His first job was working with street gangs in New York city and he rose to become a supervisor. He consulted on shooting locations for the film West Side Story with director Robert Wise and won a Fulbright Award to study gang work in London and other parts of Europe. He later worked for the Office of Economic Opportunity in New York and then for many decades as associate director of the Children’s Bureau at Health, Education and Welfare (now HHS), where he developed legislation and programming for foster care, adoption, Head Start and other federally administered child welfare programs. His achievements included Section 473 of the Social Security Act, which helps adoptive parents of special needs children. He also helped develop the National Center on Child Abuse and Neglect, and assisted with passage of the Adoption and Child Welfare Reform Act of 1980, enabling foster children to be adopted in a permanent home. Fifty years later, countless numbers of children and families have benefited from Frank’s vision and diligence.

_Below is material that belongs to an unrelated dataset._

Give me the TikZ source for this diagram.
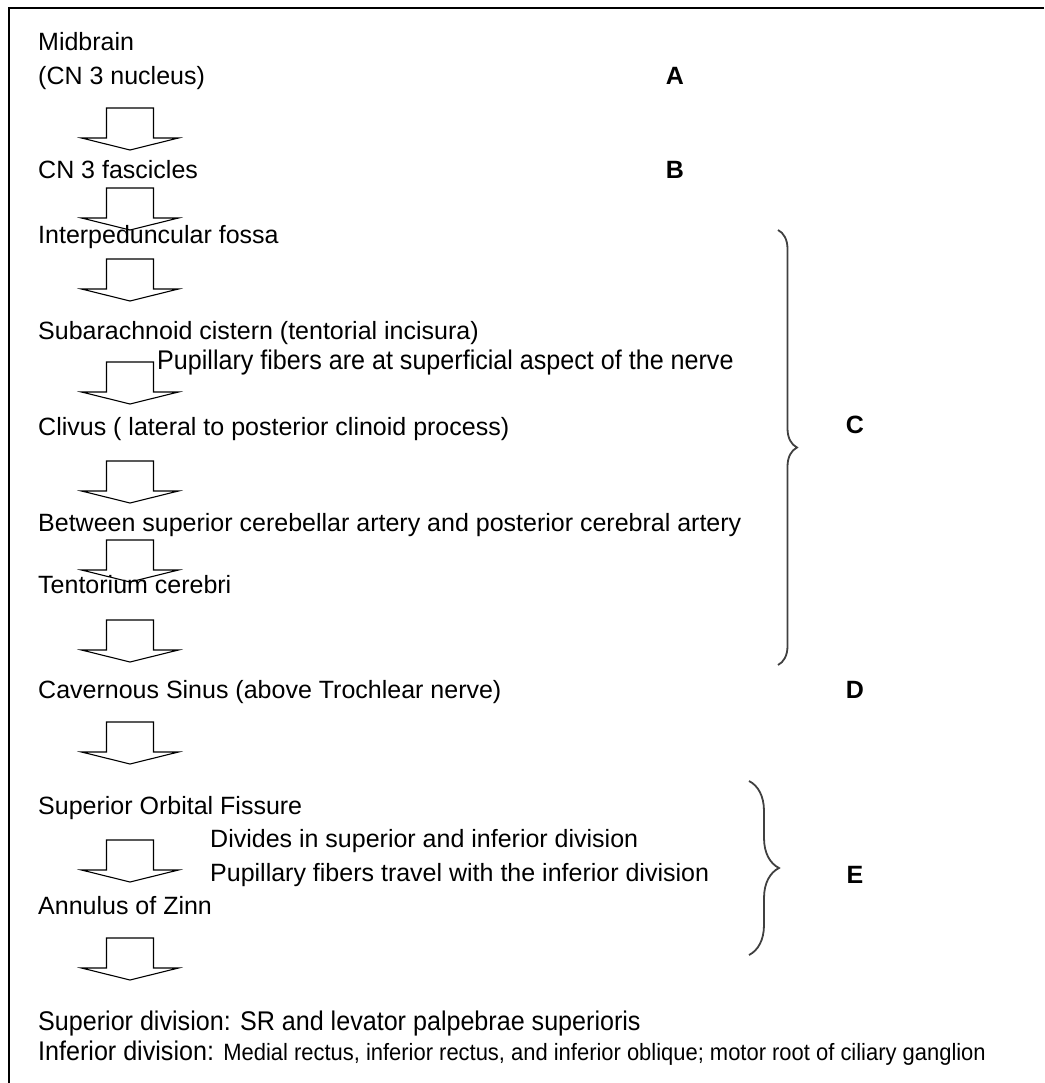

At a New Year’s Eve party as 1958 turned to 1959, Frank met the great love of his life, 19-year-old Ursula Marti. She was raised on a farm in southern Ohio and was working as an au pair. They married on June 12, 1959, and were inseparable. Frank always said Ursula made him who he was and gave him all he had, including two daughters, Tova and Marta.

Frank and Ursula lived in the West Village with a year’s sojourn in London, and raised their family first in New York city and then in Chevy Chase, Md.

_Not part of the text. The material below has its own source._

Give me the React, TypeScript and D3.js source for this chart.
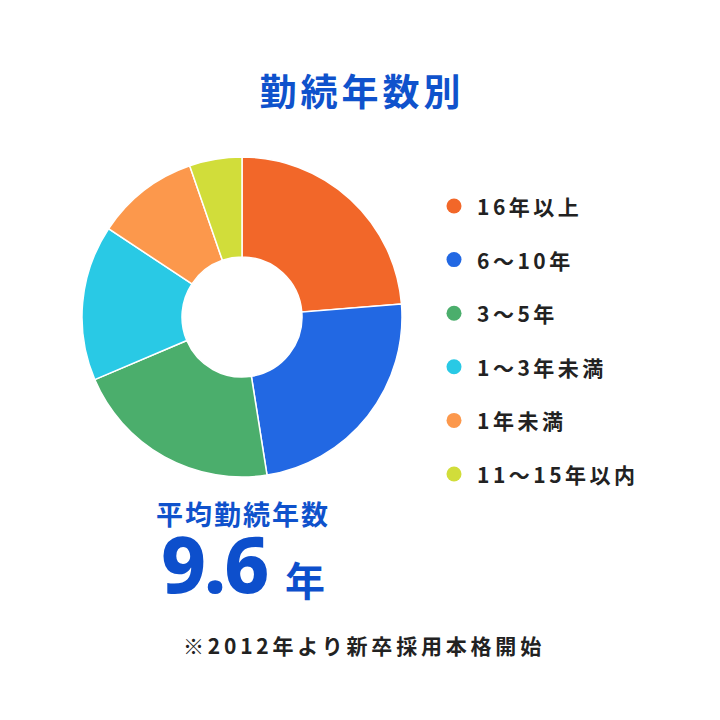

They first came to Martha’s Vineyard for their honeymoon, when Ursula’s au pair family lent them their new home at the top of Christiantown Road (and the only one on the road at that time). They bought their house nearby, on five acres, in North Tisbury in 1971 and over the ensuing years, created a beautiful family home to which they retired in 1995. Later they would spend several months of the winter in warmer climes, first on Vieques, Puerto Rico, and then in Santa Barbara, Calif. Wherever they were, Frank and Ursula forged deep and abiding friendships and continued their lifelong love affair.

He was a generous, sometimes boisterous, fun man who often hosted dinner parties, replete with curated jazz and animated discussion. He loved sharing a good meal accompanied by wine, reading, theatre, art and rugs. He was independent until the end of his life, including driving and mowing his property. His life revolved around family; he loved them unconditionally and was a present and supportive presence in all their lives.

In addition to his wife of 61 years and their beloved dog Maisie, he is survived by his daughters Tova Ferro and her husband Mark Grandfield, granddaughter Ava Grandfield, and grand-dog Nellie, and Marta Ferro and her partner Ash Corson of Los Angeles, grandson son Luca Gazzera Ferro and grand-dog Lio. Frank’s ashes will be interred privately at the West Tisbury Cemetery, with a celebration of his life to be held at a later date when it is safe to gather.